Board President Wes Middleton said the board only has two options, cut the budget or raise taxes—which he added wouldn’t be fair to taxpayers who are already struggling in this economy. “You want raises, you want a new dispatch office and you want a new jail but where’s the money coming from?” he said.
In his letter on Friday, Patten pushed back about the statements.
“I cannot remain silent when statements are being made about people who receive so little pay for the hard work they do,” he wrote. “Department and Agency heads fight daily trying to keep underpaid staff happy for retention reasons and to ensure services are still provided. It’s hard to do that when statements like this are made. Statements like these have a tendency to create hostile work environments. Suddenly other jobs start to look a lot better to an employee tittering on the edge of leaving when they feel unappreciated.”
Patten compared the pay for employees at the sheriff’s department to area agencies, saying that starting pay at the Gloster Police Department is $18 per hour and at the prison on U.S. 84, $18.50 per hour.
“Yet, even with the raises, our jailers are on par with Wendy’s (employees) minus the benefits,” he wrote, adding, “As of Oct. 1st, if raises aren’t given, we will not only be one of the lowest paid in the state for an agency our size, but we will also be the lowest paid in Adams County.”
The sheriff also said raises alone are not the cause of the county’s financial woes. He cited the impact of the COVID-19 pandemic, gas price increases and inflation.
“For the past two years, we have received notification of rate hikes for essential services being provided. This includes everything from supplies, uniforms, food, gas, internet, etc. We have been requesting an increase in budget in the amount of $700,000 to cover the rate increases and did not receive an increase. The two largest reasons for this request were because of increases in food costs and gas costs,” he wrote. While the department’s total budget is $4.8 million, Patten said anticipated rate increases for the upcoming year will push the expenses $540,000 over budget.
He also questioned the county’s efficiency in paying bills and invoices, saying that items ordered in the prior fiscal year, issued a P.O. and not delivered, are being paid for with funding from the current fiscal year budget.
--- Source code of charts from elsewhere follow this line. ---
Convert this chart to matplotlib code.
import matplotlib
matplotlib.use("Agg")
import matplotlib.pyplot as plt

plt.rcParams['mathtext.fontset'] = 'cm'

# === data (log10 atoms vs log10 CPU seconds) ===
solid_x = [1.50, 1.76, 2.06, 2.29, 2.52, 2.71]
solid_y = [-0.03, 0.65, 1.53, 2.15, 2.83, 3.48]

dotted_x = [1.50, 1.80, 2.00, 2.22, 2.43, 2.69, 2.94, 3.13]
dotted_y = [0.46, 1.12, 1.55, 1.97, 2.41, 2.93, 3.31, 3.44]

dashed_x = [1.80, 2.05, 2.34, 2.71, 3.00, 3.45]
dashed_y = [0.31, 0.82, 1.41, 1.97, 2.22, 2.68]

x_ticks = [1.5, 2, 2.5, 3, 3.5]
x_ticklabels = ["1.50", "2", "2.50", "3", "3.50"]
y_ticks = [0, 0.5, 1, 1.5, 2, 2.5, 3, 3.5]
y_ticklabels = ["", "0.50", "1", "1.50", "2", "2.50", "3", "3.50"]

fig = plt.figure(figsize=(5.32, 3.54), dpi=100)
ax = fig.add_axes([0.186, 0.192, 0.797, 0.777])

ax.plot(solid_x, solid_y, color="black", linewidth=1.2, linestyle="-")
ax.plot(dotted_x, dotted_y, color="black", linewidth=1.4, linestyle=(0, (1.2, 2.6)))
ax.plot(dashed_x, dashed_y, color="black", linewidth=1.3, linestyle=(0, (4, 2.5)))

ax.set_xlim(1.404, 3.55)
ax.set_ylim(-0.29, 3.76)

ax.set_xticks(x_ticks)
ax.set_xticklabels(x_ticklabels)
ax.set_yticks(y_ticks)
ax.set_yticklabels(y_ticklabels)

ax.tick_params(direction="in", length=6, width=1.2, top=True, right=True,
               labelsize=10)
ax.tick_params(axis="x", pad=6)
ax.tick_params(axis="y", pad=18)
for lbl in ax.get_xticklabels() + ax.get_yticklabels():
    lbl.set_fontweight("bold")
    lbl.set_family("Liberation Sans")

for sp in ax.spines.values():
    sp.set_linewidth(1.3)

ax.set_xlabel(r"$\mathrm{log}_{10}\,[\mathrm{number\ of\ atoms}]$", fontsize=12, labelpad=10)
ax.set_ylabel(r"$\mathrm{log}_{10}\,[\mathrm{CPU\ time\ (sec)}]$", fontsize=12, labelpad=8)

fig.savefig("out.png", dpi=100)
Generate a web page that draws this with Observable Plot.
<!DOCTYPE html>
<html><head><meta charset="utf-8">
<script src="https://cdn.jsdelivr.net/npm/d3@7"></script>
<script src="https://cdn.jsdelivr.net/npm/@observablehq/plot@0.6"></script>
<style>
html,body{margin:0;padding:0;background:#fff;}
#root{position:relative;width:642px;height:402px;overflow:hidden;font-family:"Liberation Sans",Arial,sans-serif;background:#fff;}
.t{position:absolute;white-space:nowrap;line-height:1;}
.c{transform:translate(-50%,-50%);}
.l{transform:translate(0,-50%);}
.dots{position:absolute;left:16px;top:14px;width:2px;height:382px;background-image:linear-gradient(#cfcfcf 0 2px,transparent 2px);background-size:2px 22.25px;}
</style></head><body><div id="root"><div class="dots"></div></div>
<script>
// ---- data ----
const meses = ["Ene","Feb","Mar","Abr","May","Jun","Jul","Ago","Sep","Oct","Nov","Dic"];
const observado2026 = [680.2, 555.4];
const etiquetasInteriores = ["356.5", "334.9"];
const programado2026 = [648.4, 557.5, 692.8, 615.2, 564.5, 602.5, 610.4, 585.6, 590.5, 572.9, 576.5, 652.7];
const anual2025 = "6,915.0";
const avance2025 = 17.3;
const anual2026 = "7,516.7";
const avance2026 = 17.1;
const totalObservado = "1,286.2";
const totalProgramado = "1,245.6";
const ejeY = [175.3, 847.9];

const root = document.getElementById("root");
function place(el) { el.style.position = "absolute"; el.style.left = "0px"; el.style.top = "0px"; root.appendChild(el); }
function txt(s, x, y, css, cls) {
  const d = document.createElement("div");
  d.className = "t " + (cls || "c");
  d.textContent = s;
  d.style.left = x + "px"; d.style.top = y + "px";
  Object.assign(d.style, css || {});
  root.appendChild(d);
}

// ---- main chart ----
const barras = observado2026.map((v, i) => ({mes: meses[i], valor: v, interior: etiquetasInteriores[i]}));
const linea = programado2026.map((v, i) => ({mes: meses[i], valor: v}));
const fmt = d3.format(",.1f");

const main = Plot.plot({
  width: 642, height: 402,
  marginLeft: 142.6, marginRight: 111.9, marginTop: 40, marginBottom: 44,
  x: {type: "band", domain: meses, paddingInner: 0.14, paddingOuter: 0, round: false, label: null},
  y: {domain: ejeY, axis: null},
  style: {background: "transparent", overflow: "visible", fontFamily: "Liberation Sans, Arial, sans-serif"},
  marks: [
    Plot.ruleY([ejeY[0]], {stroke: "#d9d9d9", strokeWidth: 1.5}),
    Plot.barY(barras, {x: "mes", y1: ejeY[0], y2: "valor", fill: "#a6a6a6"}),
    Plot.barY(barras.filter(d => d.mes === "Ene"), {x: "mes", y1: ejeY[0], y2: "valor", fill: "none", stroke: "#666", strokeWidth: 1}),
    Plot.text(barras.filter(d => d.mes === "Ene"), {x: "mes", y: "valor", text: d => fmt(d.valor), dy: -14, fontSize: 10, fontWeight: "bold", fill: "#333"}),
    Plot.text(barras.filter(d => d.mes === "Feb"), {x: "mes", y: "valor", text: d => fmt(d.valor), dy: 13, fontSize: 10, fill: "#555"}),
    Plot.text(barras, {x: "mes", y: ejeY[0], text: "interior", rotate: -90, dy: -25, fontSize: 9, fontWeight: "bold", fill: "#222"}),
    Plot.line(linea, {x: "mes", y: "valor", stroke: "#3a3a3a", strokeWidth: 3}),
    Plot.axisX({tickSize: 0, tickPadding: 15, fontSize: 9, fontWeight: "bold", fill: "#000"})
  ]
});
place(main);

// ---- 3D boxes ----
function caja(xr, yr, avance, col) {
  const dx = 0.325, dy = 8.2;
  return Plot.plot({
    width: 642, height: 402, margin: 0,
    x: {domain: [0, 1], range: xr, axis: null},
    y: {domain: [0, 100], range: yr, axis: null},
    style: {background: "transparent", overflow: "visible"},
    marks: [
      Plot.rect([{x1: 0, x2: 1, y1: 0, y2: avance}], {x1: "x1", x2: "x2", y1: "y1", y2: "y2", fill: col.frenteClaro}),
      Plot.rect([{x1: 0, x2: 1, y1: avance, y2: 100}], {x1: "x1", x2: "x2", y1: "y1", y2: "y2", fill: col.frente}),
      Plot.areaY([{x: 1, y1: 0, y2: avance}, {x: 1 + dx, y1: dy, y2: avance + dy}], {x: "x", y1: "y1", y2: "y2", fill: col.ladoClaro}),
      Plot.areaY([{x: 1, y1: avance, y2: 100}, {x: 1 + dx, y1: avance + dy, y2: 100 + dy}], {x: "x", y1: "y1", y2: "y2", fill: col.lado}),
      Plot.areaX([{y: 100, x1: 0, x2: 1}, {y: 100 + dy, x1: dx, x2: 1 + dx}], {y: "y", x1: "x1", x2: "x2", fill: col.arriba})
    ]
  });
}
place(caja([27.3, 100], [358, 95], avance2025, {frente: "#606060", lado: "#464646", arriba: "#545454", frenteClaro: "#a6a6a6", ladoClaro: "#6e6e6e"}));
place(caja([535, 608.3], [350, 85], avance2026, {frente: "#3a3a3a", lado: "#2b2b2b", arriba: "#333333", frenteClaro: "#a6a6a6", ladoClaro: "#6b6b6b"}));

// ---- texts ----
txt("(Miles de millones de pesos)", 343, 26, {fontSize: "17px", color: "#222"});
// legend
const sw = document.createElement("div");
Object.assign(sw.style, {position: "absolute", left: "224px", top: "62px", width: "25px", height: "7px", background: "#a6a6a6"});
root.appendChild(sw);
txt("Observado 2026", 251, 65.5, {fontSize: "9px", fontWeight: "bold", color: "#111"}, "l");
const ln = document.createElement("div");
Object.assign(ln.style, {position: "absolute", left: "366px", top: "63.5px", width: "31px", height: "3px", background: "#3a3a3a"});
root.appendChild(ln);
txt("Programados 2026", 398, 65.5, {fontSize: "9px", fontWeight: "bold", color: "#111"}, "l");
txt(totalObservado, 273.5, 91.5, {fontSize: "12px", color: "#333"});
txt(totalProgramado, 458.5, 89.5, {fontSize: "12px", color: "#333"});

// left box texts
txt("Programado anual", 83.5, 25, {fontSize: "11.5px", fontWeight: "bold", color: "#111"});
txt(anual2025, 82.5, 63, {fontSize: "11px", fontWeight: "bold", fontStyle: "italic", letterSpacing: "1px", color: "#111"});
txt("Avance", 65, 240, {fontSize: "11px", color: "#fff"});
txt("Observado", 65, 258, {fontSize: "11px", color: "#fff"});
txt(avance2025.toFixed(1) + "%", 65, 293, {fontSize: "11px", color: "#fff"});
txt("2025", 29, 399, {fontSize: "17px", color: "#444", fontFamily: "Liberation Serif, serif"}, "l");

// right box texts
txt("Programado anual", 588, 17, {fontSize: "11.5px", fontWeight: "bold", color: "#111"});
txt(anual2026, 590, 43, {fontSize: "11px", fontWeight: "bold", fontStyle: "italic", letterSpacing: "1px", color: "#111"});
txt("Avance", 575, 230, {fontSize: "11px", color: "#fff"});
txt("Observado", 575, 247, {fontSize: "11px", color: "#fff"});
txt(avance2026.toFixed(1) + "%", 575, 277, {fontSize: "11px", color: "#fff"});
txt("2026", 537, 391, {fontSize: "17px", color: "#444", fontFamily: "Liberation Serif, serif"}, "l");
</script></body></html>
Moreover, he said, county administrators are not taking advantage of programs such as the Win Job Center’s OTJ Program, which could reimburse the county for up to 640 hours of a new recruit’s salary.
“It’s hard to hear someone talk about saving money when you will not go after the money that is already available and on the table,” he wrote.
While Patten said he is thankful the supervisors have made a commitment to pay employees a living wage, and that they have pushed through items such as emergency vehicle purchases, he wants to reiterate that he believes raises given to employees have been an investment, not simply a budget-busting expense.
“At the end of the day, the raises given to all county workers was less than one percent of the county’s total $34 million budget. With the things that I see the county workers and first responders endure day in and day out, I feel like they are worth that and more.”